Ela entrou,
deitou-se no divã e disse: "Acho que estou ficando louca". Eu fiquei
em silêncio aguardando que ela me revelasse os sinais da sua loucura. "Um
dos meus prazeres é cozinhar. Vou para a cozinha, corto as cebolas, os tomates,
os pimentões _é uma alegria! Entretanto, faz uns dias, eu fui para a cozinha
para fazer aquilo que já fizera centenas de vezes: cortar cebolas. Ato banal
sem surpresas. Mas, cortada a cebola, eu olhei para ela e tive um susto.
Percebi que nunca havia visto uma cebola.
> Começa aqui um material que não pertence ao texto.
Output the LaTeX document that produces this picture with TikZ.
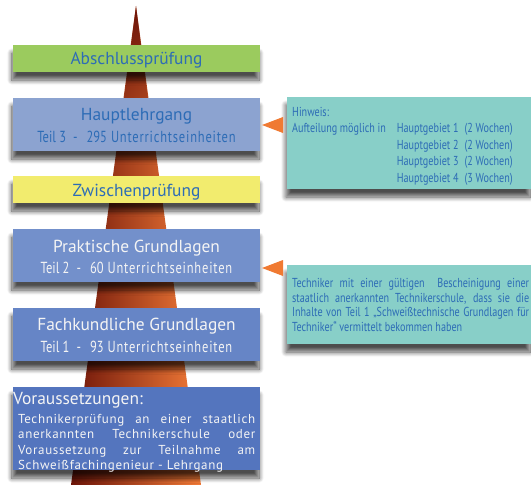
\documentclass[tikz,border=0pt]{standalone}
\usepackage{fontspec}
\setmainfont{PT Sans}
\newfontfamily\condf[FakeStretch=0.78]{PT Sans}
\newfontfamily\condls[FakeStretch=0.78,LetterSpace=5]{PT Sans}
\newfontfamily\vorf[LetterSpace=5]{PT Sans}
\usetikzlibrary{shadows.blur,fadings}
\hyphenpenalty=10000
\exhyphenpenalty=10000
\definecolor{cgreen}{HTML}{9BCB5E}
\definecolor{chaupt}{HTML}{8CA3D0}
\definecolor{cyellow}{HTML}{F2EC6E}
\definecolor{cprakt}{HTML}{7390CB}
\definecolor{cfach}{HTML}{6685C6}
\definecolor{cvor}{HTML}{5475BE}
\definecolor{cteal}{HTML}{88CFC8}
\definecolor{tblue}{HTML}{2D6CB6}
\definecolor{twhite}{HTML}{F4F4F4}
\definecolor{corange}{HTML}{F07A32}
\definecolor{conedark}{HTML}{6E1509}
\definecolor{conemid}{HTML}{E8672A}
\definecolor{coneright}{HTML}{F47C38}
\tikzset{
  box/.style={anchor=north west, minimum width=247pt, inner sep=0pt, outer sep=0pt,
    blur shadow={shadow xshift=-1pt, shadow yshift=-8pt, shadow blur radius=5pt, shadow blur steps=10, shadow opacity=70}},
  sidebox/.style={anchor=north west, minimum width=244pt, inner sep=0pt, outer sep=0pt, fill=cteal,
    blur shadow={shadow xshift=-1pt, shadow yshift=-8pt, shadow blur radius=5pt, shadow blur steps=10, shadow opacity=70}},
  head/.style={anchor=base, inner sep=0pt, font=\fontsize{17.4}{19}\selectfont},
  sub/.style={anchor=base, inner sep=0pt, font=\condf\fontsize{16}{18}\selectfont},
  marker/.style={fill=corange},
}
\newcommand{\teilline}[2]{Teil #1\hspace{7pt}-\hspace{9pt}#2\hspace{4pt}{\condls Unterrichtseinheiten}}
\begin{document}
\begin{tikzpicture}[x=1pt,y=-1pt]
\useasboundingbox (0,0) rectangle (531,485);
% cone
\coordinate (apex) at (136,6);
\shade[left color=conedark, middle color=conemid, right color=coneright] (apex) -- (201,485) -- (71,485) -- cycle;
\fill[conedark, path fading=south] (apex) -- (152,130) -- (120,130) -- cycle;
% left boxes
\node[box, fill=cgreen, minimum height=27pt] (absch) at (13,45) {};
\node[head, text=tblue] (abscht) at (136.5,64.5) {Abschlussprüfung};
\node[box, fill=chaupt, minimum height=53pt] (haupt) at (13,98) {};
\node[head, text=tblue] (haupt1) at (136.5,120) {Hauptlehrgang};
\node[sub, text=tblue] (haupt2) at (136.5,142) {\teilline{3}{295}};
\node[box, fill=cyellow, minimum height=27pt] (zwisch) at (13,176) {};
\node[head, text=tblue] (zwischt) at (136.5,196) {Zwischenprüfung};
\node[box, fill=cprakt, minimum height=53pt] (prakt) at (13,229) {};
\node[head, text=twhite] (prakt1) at (136.5,252) {Praktische Grundlagen};
\node[sub, text=twhite] (prakt2) at (136.5,273) {\teilline{2}{60}};
\node[box, fill=cfach, minimum height=53pt] (fach) at (13,308) {};
\node[head, text=twhite] (fach1) at (136.5,330) {Fachkundliche Grundlagen};
\node[sub, text=twhite] (fach2) at (136.5,352) {\teilline{1}{93}};
\node[box, fill=cvor, minimum height=83pt] (vor) at (13,387) {};
\node[anchor=base west, inner sep=0pt, text=twhite, font=\fontsize{17.4}{19}\selectfont] (vorh) at (13,404) {Voraussetzungen:};
\node[anchor=north west, inner sep=0pt, text=twhite, text width=237pt, align=justify,
  font=\vorf\fontsize{13}{15.4}\selectfont] (vorb) at (18,414)
  {Technikerprüfung an einer staatlich\linebreak anerkannten Technikerschule oder\linebreak Voraussetzung zur Teilnahme am\linebreak Schweißfachingenieur - Lehrgang};
% right boxes
\node[sidebox, minimum height=92pt] (hinw) at (287,97) {};
\node[anchor=base west, inner sep=0pt, text=tblue, font=\condf\fontsize{13}{16.5}\selectfont] (hinwt) at (292,116)
  {\begin{tabular}[t]{@{}l@{\hspace{11pt}}l@{}}
   Hinweis: & \\
   Aufteilung möglich in & Hauptgebiet 1\hspace{6pt}(2 Wochen)\\
   & Hauptgebiet 2\hspace{6pt}(2 Wochen)\\
   & Hauptgebiet 3\hspace{6pt}(2 Wochen)\\
   & Hauptgebiet 4\hspace{6pt}(3 Wochen)
   \end{tabular}};
\node[sidebox, minimum height=79pt] (tech) at (287,265) {};
\node[anchor=north west, inner sep=0pt, text=tblue, text width=237pt, align=justify,
  font=\condf\fontsize{13}{14.7}\selectfont] (techt) at (292,278)
  {Techniker mit einer gültigen \ Bescheinigung einer\linebreak staatlich anerkannten Technikerschule, dass sie die\linebreak Inhalte von Teil 1 „Schweißtechnische Grundlagen für\linebreak Techniker“ vermittelt bekommen haben};
% markers
\fill[marker] ([xshift=-25pt,yshift=-28pt]hinw.north west) -- ++(21,-8) -- ++(0,16) -- cycle;
\fill[marker] ([xshift=-25pt,yshift=-3pt]tech.north west) -- ++(21,-8) -- ++(0,16) -- cycle;
\end{tikzpicture}
\end{document}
Aqueles anéis perfeitamente
ajustados, a luz se refletindo neles...Tive a impressão de estar vendo a
rosácea de um vitral da catedral gótica.
Ela se calou,
esperando o meu diagnóstico. Eu me levantei, fui à estante de livros e de lá
retirei as "Odes Elementales", de Pablo Neruda. Procurei a "Ode
à Cebola" e lhe disse: "Essa perturbação ocular que a acometeu é
comum entre os poetas. Veja o que Neruda disse de uma cebola igual àquela que
lhe causou assombro: 'Rosa de água com escamas de cristal'. Não, você não está
louca. Você ganhou olhos de poeta... Os poetas ensinam a ver".
Ver é muito
complicado. Isso é estranho porque os olhos, de todos os órgãos dos sentidos,
são os de mais fácil compreensão científica. A sua física é idêntica à física
óptica de uma máquina fotográfica: o objeto do lado de fora aparece refletido
do lado de dentro. Mas existe algo na visão que não pertence à física.
William Blake sabia
disso e afirmou: "A árvore que o sábio vê não é a mesma árvore que o tolo
vê". Sei disso por experiência própria. Quando vejo os ipês floridos,
sinto-me como Moisés diante da sarça ardente: ali está uma epifania do sagrado.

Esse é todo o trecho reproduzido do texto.